Belum ada rincian mengenai penyebab hancurnya satelit observasi Bumi RESURS-P1 Rusia, yang dinonaktifkan pada tahun 2022. Komando Luar Angkasa A.S. mengatakan pada hari Kamis bahwa tidak ada ancaman langsung saat mereka melacak kawanan puing tersebut.
Peristiwa itu terjadi sekitar pukul 10 pagi Waktu Pegunungan (1600 GMT) pada hari Rabu, kata Komando Luar Angkasa. Hal ini terjadi di orbit dekat stasiun luar angkasa, sehingga menyebabkan para astronot AS di dalamnya berlindung di pesawat ruang angkasa mereka selama kurang lebih satu jam, kata kantor Stasiun Luar Angkasa NASA.

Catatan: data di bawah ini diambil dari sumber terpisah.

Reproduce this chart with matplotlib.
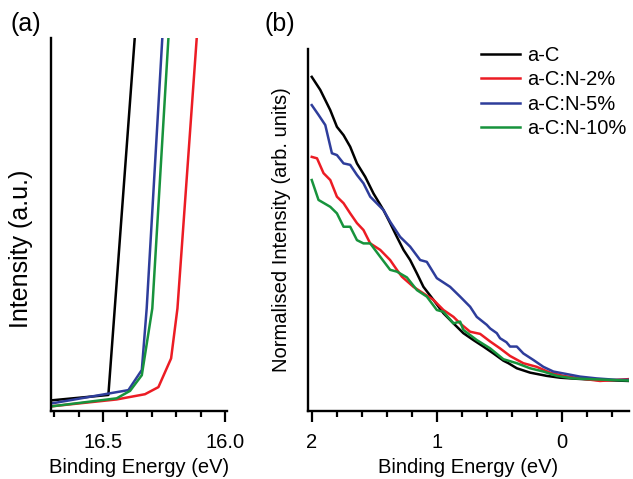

Radar dari perusahaan pelacak ruang angkasa AS LeoLabs mendeteksi satelit tersebut melepaskan beberapa fragmen hingga pukul 6 sore. Mountain Time, kata perusahaan itu.
Komando Luar Angkasa AS, yang memiliki jaringan radar pelacak ruang angkasa global, mengatakan satelit tersebut segera menciptakan “lebih dari 100 keping puing yang dapat dilacak.”
Peristiwa besar yang menghasilkan puing-puing di orbit jarang terjadi namun semakin mengkhawatirkan seiring dengan semakin padatnya ruang angkasa dengan jaringan satelit yang penting bagi kehidupan sehari-hari di Bumi, mulai dari internet broadband dan komunikasi hingga layanan navigasi dasar.
Rusia memicu kemarahan internasional pada tahun 2021 ketika menyerang salah satu satelitnya yang mati di orbit dengan rudal anti-satelit berbasis darat, sehingga menciptakan ribuan puing untuk menguji sistem senjata menjelang invasinya ke Ukraina pada tahun 2022.
Prospek tabrakan satelit dan perang antariksa telah menambah urgensi seruan para pendukung dan pengacara antariksa agar negara-negara membentuk mekanisme internasional untuk mengelola lalu lintas antariksa, yang saat ini belum ada.